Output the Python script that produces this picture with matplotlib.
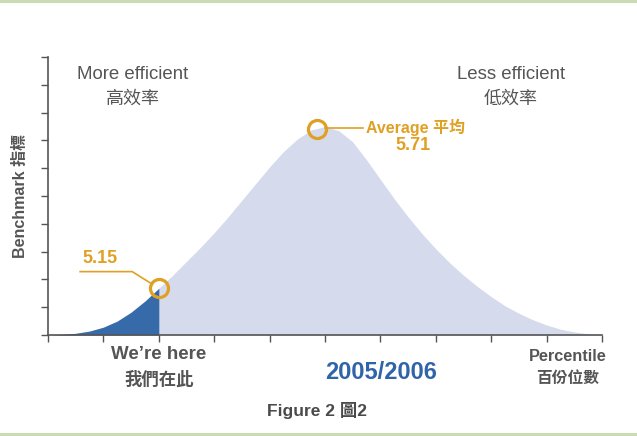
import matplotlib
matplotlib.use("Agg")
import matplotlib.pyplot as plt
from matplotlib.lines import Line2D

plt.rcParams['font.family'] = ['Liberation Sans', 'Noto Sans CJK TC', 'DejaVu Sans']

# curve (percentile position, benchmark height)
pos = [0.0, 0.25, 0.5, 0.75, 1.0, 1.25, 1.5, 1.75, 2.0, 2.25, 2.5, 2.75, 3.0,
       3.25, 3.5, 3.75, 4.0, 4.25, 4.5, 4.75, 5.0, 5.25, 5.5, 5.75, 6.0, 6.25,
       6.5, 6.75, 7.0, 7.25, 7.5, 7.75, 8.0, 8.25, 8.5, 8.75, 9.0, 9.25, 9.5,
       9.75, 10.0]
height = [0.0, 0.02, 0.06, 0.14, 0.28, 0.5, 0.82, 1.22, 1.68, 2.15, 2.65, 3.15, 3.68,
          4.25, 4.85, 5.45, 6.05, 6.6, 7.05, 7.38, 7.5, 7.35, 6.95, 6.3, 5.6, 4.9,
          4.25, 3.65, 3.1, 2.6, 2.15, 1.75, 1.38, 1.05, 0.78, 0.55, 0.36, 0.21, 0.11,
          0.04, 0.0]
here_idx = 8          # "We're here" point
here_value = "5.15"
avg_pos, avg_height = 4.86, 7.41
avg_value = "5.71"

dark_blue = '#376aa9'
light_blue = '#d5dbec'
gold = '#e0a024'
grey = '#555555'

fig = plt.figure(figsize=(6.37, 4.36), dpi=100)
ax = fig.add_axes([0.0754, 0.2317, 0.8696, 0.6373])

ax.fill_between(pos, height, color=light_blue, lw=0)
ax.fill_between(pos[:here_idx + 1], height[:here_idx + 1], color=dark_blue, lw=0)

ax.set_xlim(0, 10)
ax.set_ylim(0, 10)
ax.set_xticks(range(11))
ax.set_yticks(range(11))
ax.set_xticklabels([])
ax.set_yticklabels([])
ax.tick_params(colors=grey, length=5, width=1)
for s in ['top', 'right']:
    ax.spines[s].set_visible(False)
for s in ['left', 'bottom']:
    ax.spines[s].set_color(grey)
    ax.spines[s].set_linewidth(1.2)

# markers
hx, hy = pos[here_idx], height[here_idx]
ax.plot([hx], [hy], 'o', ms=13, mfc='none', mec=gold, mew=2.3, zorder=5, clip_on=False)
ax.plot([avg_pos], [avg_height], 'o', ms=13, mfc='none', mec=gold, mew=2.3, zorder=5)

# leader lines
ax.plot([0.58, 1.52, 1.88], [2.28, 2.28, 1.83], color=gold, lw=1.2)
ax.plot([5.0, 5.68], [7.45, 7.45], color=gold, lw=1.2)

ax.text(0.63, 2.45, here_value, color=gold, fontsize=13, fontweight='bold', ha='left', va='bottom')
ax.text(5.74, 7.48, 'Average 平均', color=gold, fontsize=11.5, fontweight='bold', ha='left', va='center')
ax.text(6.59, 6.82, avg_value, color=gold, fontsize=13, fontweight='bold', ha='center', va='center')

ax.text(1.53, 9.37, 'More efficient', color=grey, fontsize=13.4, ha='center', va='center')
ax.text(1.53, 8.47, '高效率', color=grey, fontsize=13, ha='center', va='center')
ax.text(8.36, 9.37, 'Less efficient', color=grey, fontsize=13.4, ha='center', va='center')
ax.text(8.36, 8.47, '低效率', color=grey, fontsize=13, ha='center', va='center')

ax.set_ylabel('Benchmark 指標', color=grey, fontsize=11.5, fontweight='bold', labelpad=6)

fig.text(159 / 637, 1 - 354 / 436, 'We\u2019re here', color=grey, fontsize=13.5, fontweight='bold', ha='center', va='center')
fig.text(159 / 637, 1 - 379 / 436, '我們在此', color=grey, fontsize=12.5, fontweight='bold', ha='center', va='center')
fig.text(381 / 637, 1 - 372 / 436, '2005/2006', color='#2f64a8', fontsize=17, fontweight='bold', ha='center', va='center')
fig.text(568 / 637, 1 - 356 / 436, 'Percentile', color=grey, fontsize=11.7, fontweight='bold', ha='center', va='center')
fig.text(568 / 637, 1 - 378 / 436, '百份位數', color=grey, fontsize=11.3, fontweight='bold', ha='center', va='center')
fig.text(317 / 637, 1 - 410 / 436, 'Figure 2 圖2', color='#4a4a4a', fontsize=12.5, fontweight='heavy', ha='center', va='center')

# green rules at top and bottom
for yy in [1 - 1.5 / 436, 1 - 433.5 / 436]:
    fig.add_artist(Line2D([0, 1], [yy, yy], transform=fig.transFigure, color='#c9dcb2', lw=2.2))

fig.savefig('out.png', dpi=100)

> AIM OF THE EXERCISE: Repeat the lines exactly as they stand, from the opening line of the data through the line with "ax.fill_between(pos[:here_idx + 1], height[:here_idx". Pictures stay out of the copy.

> FINISHED TASK:
Output the Python script that produces this picture with matplotlib.
import matplotlib
matplotlib.use("Agg")
import matplotlib.pyplot as plt
from matplotlib.lines import Line2D

plt.rcParams['font.family'] = ['Liberation Sans', 'Noto Sans CJK TC', 'DejaVu Sans']

# curve (percentile position, benchmark height)
pos = [0.0, 0.25, 0.5, 0.75, 1.0, 1.25, 1.5, 1.75, 2.0, 2.25, 2.5, 2.75, 3.0,
       3.25, 3.5, 3.75, 4.0, 4.25, 4.5, 4.75, 5.0, 5.25, 5.5, 5.75, 6.0, 6.25,
       6.5, 6.75, 7.0, 7.25, 7.5, 7.75, 8.0, 8.25, 8.5, 8.75, 9.0, 9.25, 9.5,
       9.75, 10.0]
height = [0.0, 0.02, 0.06, 0.14, 0.28, 0.5, 0.82, 1.22, 1.68, 2.15, 2.65, 3.15, 3.68,
          4.25, 4.85, 5.45, 6.05, 6.6, 7.05, 7.38, 7.5, 7.35, 6.95, 6.3, 5.6, 4.9,
          4.25, 3.65, 3.1, 2.6, 2.15, 1.75, 1.38, 1.05, 0.78, 0.55, 0.36, 0.21, 0.11,
          0.04, 0.0]
here_idx = 8          # "We're here" point
here_value = "5.15"
avg_pos, avg_height = 4.86, 7.41
avg_value = "5.71"

dark_blue = '#376aa9'
light_blue = '#d5dbec'
gold = '#e0a024'
grey = '#555555'

fig = plt.figure(figsize=(6.37, 4.36), dpi=100)
ax = fig.add_axes([0.0754, 0.2317, 0.8696, 0.6373])

ax.fill_between(pos, height, color=light_blue, lw=0)
ax.fill_between(pos[:here_idx + 1], height[:here_idx + 1], color=dark_blue, lw=0)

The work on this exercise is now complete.